EXTRACTED INFORMATION -
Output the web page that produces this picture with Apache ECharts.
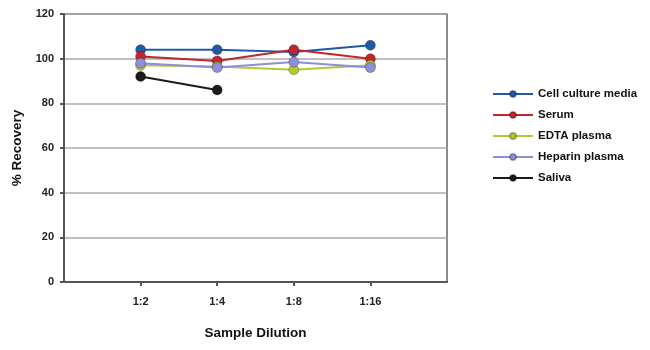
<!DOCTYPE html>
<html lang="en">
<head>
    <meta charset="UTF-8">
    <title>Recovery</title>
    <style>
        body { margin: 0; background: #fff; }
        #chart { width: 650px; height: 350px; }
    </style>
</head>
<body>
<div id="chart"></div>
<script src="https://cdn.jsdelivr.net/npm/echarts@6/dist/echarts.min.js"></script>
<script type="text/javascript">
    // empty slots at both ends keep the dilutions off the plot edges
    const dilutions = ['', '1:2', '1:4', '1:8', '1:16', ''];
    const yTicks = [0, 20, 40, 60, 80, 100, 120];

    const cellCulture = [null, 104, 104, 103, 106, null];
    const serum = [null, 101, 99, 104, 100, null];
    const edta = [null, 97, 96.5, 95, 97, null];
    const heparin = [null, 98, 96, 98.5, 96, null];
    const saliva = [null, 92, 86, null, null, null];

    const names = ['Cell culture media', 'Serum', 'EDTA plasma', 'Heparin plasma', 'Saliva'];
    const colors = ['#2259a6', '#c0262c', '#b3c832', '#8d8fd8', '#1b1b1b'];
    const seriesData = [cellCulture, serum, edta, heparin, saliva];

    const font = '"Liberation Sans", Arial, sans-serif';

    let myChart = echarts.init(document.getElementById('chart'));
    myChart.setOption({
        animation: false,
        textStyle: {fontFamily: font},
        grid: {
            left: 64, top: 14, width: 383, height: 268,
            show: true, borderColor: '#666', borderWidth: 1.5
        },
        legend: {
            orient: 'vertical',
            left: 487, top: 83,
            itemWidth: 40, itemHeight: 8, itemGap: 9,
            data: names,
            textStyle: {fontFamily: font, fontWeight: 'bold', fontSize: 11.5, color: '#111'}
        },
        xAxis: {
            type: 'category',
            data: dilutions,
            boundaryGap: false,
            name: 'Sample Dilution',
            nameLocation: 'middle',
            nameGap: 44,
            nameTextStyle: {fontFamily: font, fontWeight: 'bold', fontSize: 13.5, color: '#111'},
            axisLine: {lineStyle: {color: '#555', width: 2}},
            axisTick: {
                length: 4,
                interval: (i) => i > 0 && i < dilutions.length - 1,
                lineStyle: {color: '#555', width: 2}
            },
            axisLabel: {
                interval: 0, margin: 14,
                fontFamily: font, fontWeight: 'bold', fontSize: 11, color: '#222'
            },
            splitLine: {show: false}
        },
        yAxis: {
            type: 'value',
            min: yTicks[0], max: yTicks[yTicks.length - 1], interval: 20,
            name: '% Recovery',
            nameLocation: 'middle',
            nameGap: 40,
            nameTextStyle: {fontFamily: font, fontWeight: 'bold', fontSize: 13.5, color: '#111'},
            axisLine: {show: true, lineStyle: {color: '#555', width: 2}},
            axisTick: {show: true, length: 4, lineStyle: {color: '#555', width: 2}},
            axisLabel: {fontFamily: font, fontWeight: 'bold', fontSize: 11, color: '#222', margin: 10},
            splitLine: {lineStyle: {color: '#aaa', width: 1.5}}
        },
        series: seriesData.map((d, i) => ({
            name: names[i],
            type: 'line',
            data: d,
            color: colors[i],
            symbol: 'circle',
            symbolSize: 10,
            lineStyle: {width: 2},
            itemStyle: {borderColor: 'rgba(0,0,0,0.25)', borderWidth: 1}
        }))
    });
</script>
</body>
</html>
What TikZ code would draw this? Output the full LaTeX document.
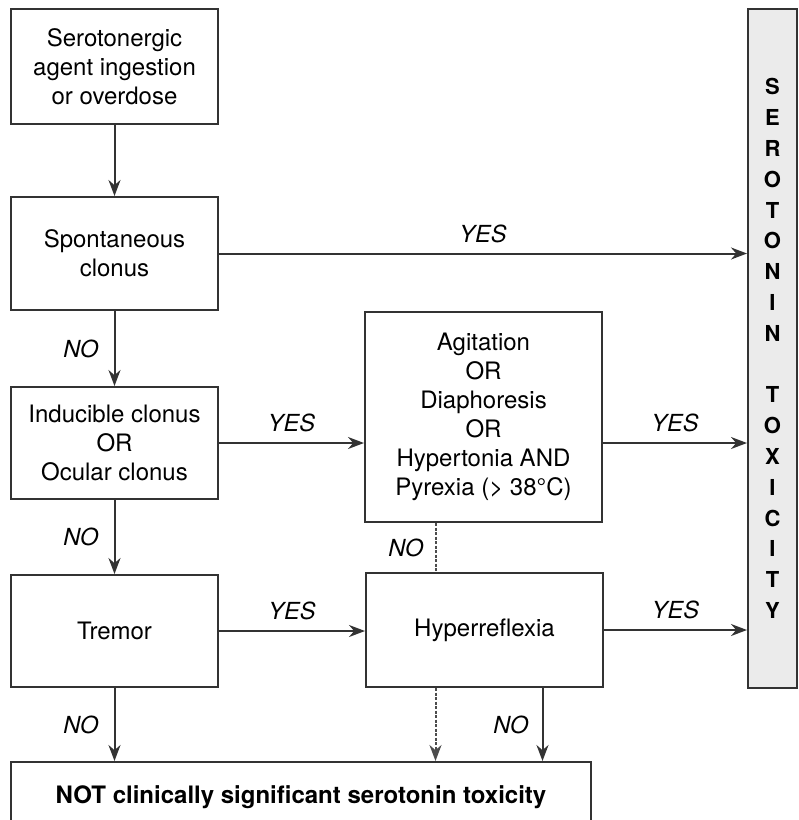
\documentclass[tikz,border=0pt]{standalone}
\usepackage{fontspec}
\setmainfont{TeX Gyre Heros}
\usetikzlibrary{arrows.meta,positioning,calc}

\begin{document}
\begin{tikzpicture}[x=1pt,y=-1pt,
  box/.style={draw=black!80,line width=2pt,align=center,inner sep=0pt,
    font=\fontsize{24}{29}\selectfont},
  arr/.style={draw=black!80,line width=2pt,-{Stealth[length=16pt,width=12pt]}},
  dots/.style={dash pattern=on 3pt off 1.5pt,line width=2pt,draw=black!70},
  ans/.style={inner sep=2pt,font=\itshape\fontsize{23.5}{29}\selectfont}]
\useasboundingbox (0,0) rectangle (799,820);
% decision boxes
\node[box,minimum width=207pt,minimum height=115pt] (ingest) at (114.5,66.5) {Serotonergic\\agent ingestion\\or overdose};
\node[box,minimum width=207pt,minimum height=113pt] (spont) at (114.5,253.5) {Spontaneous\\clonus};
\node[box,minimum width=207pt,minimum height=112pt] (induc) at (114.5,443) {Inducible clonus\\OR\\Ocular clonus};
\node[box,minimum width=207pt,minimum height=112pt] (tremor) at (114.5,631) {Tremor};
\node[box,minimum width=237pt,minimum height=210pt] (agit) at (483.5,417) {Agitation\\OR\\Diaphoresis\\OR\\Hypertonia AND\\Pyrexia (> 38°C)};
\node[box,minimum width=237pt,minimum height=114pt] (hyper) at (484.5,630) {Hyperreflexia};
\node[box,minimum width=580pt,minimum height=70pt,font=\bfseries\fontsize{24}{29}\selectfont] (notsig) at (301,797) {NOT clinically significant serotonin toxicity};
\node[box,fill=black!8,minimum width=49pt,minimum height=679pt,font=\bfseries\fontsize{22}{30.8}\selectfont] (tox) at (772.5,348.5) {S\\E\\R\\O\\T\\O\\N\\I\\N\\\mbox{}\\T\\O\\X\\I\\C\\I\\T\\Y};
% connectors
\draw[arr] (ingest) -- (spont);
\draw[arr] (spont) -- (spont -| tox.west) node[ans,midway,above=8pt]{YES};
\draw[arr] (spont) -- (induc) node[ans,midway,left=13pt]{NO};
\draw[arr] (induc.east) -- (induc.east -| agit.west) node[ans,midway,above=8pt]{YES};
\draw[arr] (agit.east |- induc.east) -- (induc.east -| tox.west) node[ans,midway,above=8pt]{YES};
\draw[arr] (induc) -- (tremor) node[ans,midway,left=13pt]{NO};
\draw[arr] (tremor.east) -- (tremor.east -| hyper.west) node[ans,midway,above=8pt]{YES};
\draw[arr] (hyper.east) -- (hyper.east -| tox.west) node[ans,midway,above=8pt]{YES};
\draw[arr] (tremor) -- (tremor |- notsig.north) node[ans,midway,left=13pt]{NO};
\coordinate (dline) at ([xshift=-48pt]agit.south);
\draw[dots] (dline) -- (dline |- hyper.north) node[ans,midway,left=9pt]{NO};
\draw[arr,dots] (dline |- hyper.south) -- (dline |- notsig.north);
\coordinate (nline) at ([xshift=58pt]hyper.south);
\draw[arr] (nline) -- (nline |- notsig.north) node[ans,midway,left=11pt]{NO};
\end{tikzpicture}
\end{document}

WHAT THE TASK REQUIRES - Looking at the entries above, say how many lines contain the word "Output". Only the number is wanted.

THE COMPLETED TASK - 2